Para Piaget, o pensamento e a vida afetiva da criança são direcionados
em função de dois aspectos opostos: de um lado, a necessidade de adaptação às
regras e aos meios de expressão que a realidade material ou social impõem à sua
ação; e, de outro, as experiências e os sentimentos individuais, inexprimíveis
apenas através do sistema de signos coletivos (linguagem oral e escrita), que
necessitam ser expressos através de meios “especiais”.
Ora, se os jogos simbólicos constituem uma “síntese entre a expressão
do eu e a submissão ao real” (PIAGET, 1954: p. 188) e a representação teatral
resulta de um processo de construção coletiva originário das fases mais
desenvolvidas desse simbolismo, através do qual as crianças expressam as suas
visões de mundo, o ambiente escolar parece ser o lugar ideal para o
desenvolvimento desse processo. Entretanto, o ensino tradicional insiste em
direcionar a sua ação noutro sentido, afirmando-se por métodos autoritários de
abordagem das disciplinas artísticas, caracterizados pela imposição de valores
e conhecimentos elaborados pelo professor, em detrimento da participação ativa
e cooperativa das crianças. No caso das mencionadas montagens cênicas
escolares, as crianças parecem limitar-se a reproduzir padrões estereotipados e
modelos adultos (sem sentido para elas), o que tende a ocasionar condutas
exibicionistas, quando não significam experiências traumáticas.
Considerando o
desenvolvimento das funções intelectuais, constata-se que os efeitos dos
métodos autoritários tendem, muitas vezes, a passar despercebidos, pois os
alunos que se limitam a repetir o que lhes foi “transmitido”, parecem
apresentar um resultado satisfatório, sem que se consiga estimar os desejos e
curiosidades que reprimiram; ao passo que, em relação ao domínio das funções
artísticas, a pressão adulta tende a cercear a ação criativa das crianças,
ocasionando um problema de sérias implicações, que diz respeito ao sistema
educacional na sua totalidade.
Para Piaget, a
educação artística deve priorizar o desenvolvimento da espontaneidade estética
e da capacidade de criação, que se manifestam de diferentes formas ao longo da
infância. E não é possível aceitar qualquer forma que se pretenda “educativa”

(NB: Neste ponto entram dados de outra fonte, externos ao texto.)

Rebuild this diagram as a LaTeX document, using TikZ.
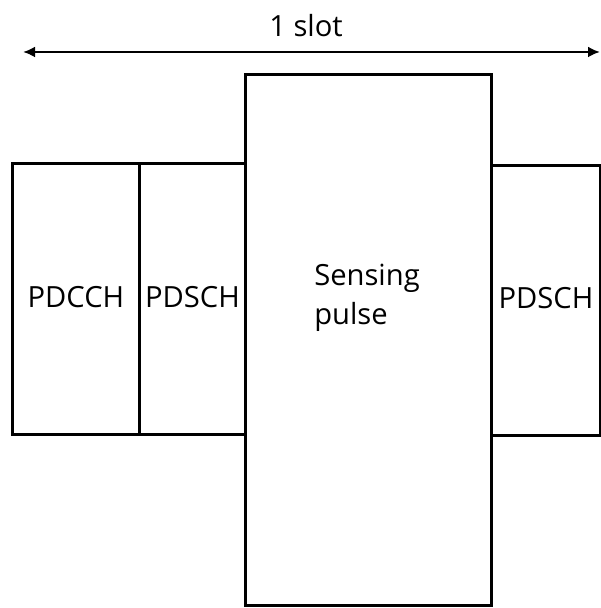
\documentclass[tikz,border=0pt]{standalone}
\usepackage{fontspec}
\setmainfont{Open Sans}
\usetikzlibrary{arrows.meta}

\begin{document}
\begin{tikzpicture}[font=\fontsize{16.6}{22.2}\selectfont]
  \tikzset{
    chanbox/.style={draw, line width=1.6pt, inner sep=0pt, anchor=south west}
  }
  \useasboundingbox (0,0) rectangle (12,12.16);

  % ---- slot arrow ----
  \coordinate (slotL) at (0.46,11.12);
  \coordinate (slotR) at (12.0,11.12);
  \draw[{Latex[length=0.24cm,width=0.22cm]}-{Latex[length=0.24cm,width=0.22cm]}, line width=1.4pt] (slotL) -- (slotR);
  \node (slot) at (6.12,11.64) {1 slot};

  % ---- channel blocks ----
  \node[chanbox, minimum width=2.54cm, minimum height=5.42cm] (pdcch) at (0.22,3.44) {};
  \node[chanbox, minimum width=2.12cm, minimum height=5.42cm] (pdschL) at (2.76,3.44) {};
  \node[chanbox, minimum width=4.92cm, minimum height=10.62cm] (pulse) at (4.88,0.02) {};
  \node[chanbox, minimum width=2.18cm, minimum height=5.40cm] (pdschR) at (9.80,3.42) {};

  % Labels
  \node (pdcchTxt) at ([yshift=0.05cm]pdcch.center) {PDCCH};
  \node (pdschLTxt) at ([yshift=0.05cm]pdschL.center) {PDSCH};
  \node (pdschRTxt) at ([yshift=0.05cm]pdschR.center) {PDSCH};
  \node[align=left] (pulseTxt) at (7.34,6.2) {Sensing\\pulse};

\end{tikzpicture}
\end{document}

mediante imposição de verdades absolutas, padrões estéticos e normas de conduta
a serem acatados sem questionamento, ou reproduzidos passivamente pelas
crianças.
Assim como
qualquer forma de conhecimento, a aprendizagem do teatro no meio escolar deve
significar avanços à elaboração cênica e ao desempenho dos propósitos lúdicos
dos seus sujeitos, o que só é possível mediante intervenções que levem em conta
as necessidades e os desejos desses sujeitos e compreendam a representação
teatral como um processo que ocorre em convergência com o desenvolvimento da
inteligência e com os progressos da vida social.
Referências
PIAGET, Jean.
[1954] A educação artística e a psicologia da criança. In Sobre a pedagogia. São Paulo: Casa do Psicólogo, 1989.
___ [1946] A
formação do símbolo na criança. Rio de Janeiro: Zahar,
1978.
SANTOS, Vera Lúcia Bertoni
dos. Brincadeira e conhecimento:
do faz-de-conta à representação teatral. Porto Alegre: Mediação, 2002.